Agriculture Commissioner Cindy Hyde-Smith is proposing $30 million in upgrades to aging facilities at the state fairgrounds in Jackson, Miss.
Hyde-Smith tells the Mississippi Business Journal that both the Trade Mart building and Mississippi Coliseum need work.
Without it, Hyde-Smith says there could be a falloff in usage and a loss of revenue that helps support other facilities on the fairgrounds.
Hyde-Smith says she’ll ask lawmakers in January for the money.
Lt. Gov. Tate Reeves says the Coliseum and Trade Mart “are important economic generators for central Mississippi. We’ll just have to see how this request fits with our priorities in the next session.”
Hyde-Smith said she can make a successful case for spending money to keep the Coliseum and Trade Mart viable as venues for spectator events, concerts, trade shows, banquets and meetings.
Hyde-Smith says she was given $480,000 to prepare a comprehensive plan for the fairgrounds and its facilities. She expects the report to be ready for lawmakers in January.
Billy Orr, Fair Commission executive director, said the best place to start is with an asphalt overlay for the parking lots of both buildings.
Neither building has fully recovered from flood damage received in 1979, said to Orr.
Substantial portions of both “went under water in 1979” he said and problems have plagued the electrical systems of both buildings ever since.
The 66,600-square-foot Trade Mart “would need new electrical everywhere,” Orr said.
“It has just been patched up since that time,” he said.
Orr said the building needs a new roof – a job that would entail replacing the air conditioning system that is installed within the roof structure.
Beyond those repairs, Orr said the building needs new lighting, sound system, rest rooms and concession stands.
The Coliseum, which opened in 1962 and has hosted Elvis and will present Sir Elton John in September, replaced its heating and air conditioning system a couple years ago. The state put a copper roof on it in the late 1990s.
About 6,300 new seats are needed, said Orr.
“The main thing is you can’t get parts for them,” he said.
The dressing rooms should be updated, he said.
“We’re also in bad need of concession stands” and a general updating and painting of the interior, Orr said.
“One of the big items is a new concert stage and new sound system,” he said.
Orr said a new stage would cost around $190,000 and a sound system $75,000.
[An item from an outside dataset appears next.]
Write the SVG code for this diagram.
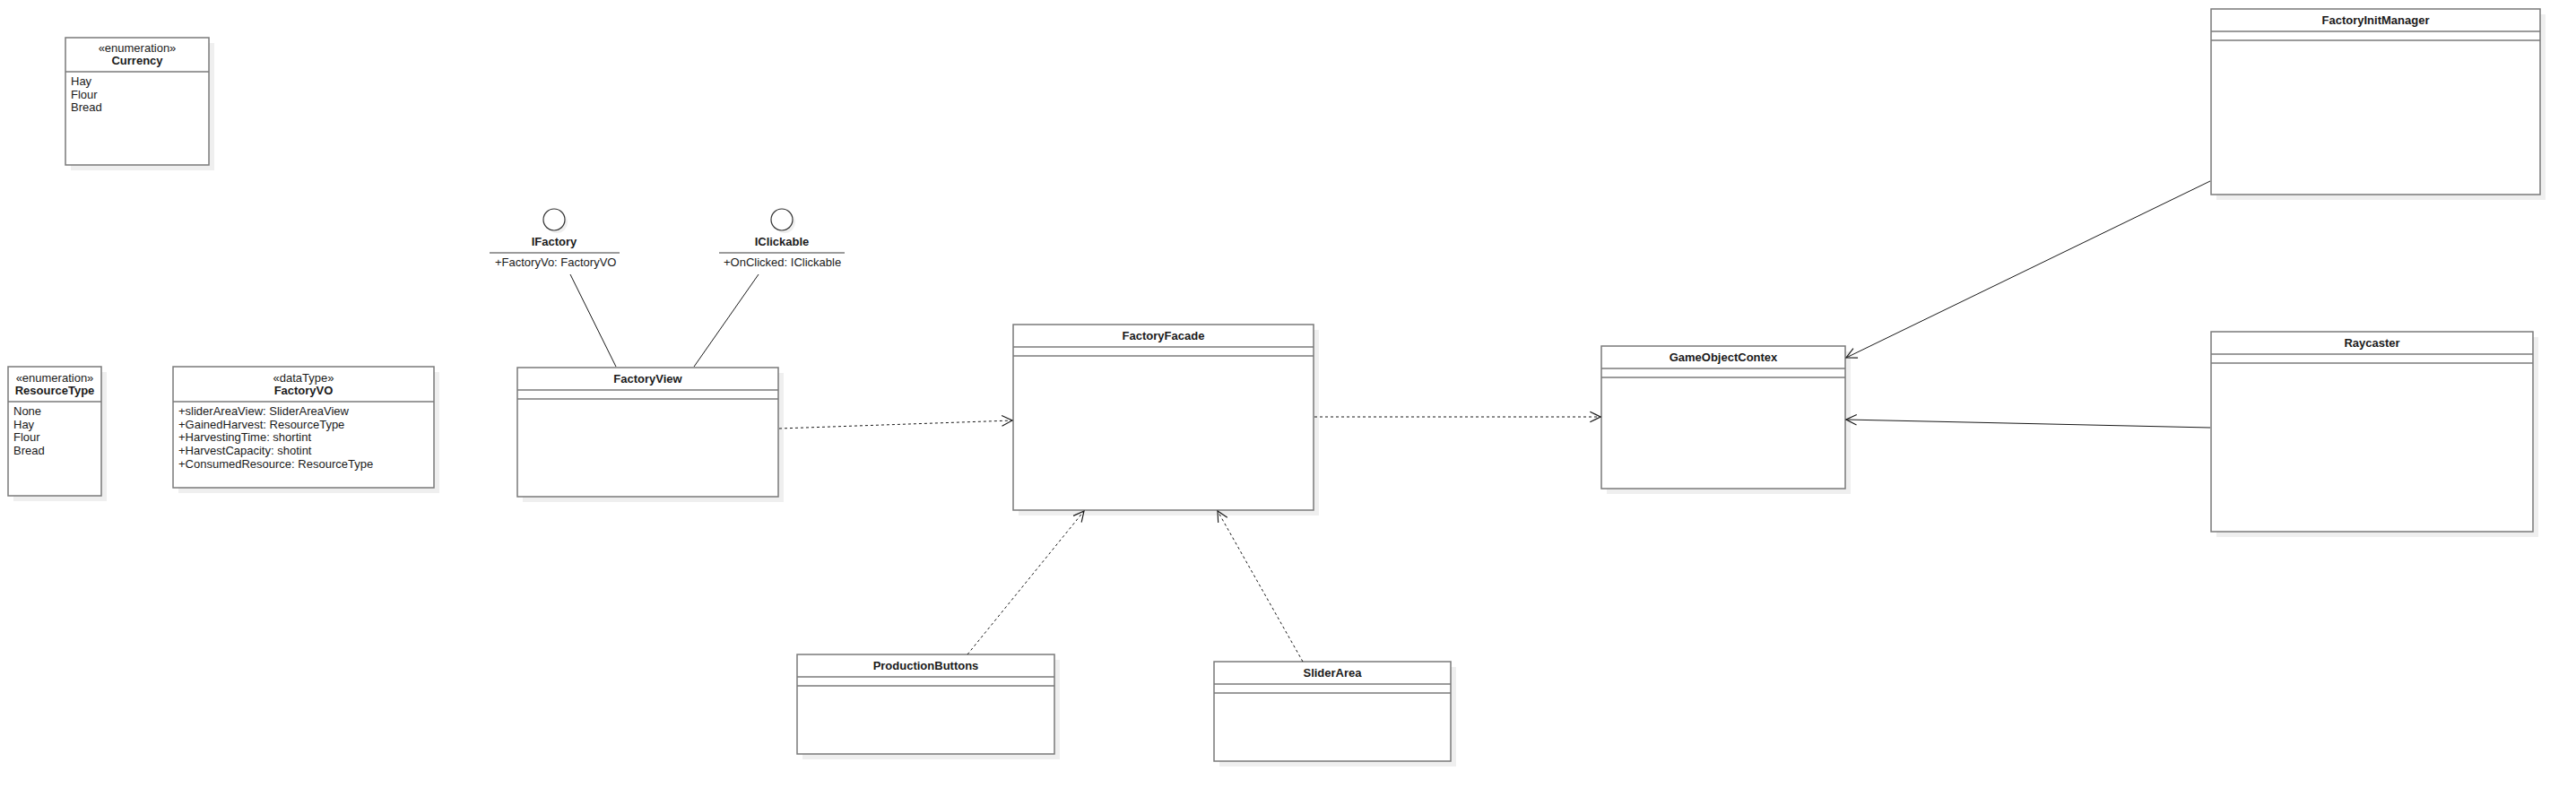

Orr said without the revenue the buildings produce the Fair Commission would be unable to pay the upkeep on the equine center, livestock buildings and the water and sewer system.
Ben Allen, executive director of the Downtown Jackson Partners, said he does not think upgrading the Coliseum would hamper efforts to get a new arena downtown, because the arena is envisioned as a much larger and more modern venue.
Jackson Mayor Harvey Johnson, a member of the Fair Commission, said he is unsure what a refurnished Coliseum would mean for his push for an arena to house major concerts and sporting events.
Hyde-Smith, the agriculture commissioner, does not see one project bearing on the other, however.
“I think we each have our place,” she said.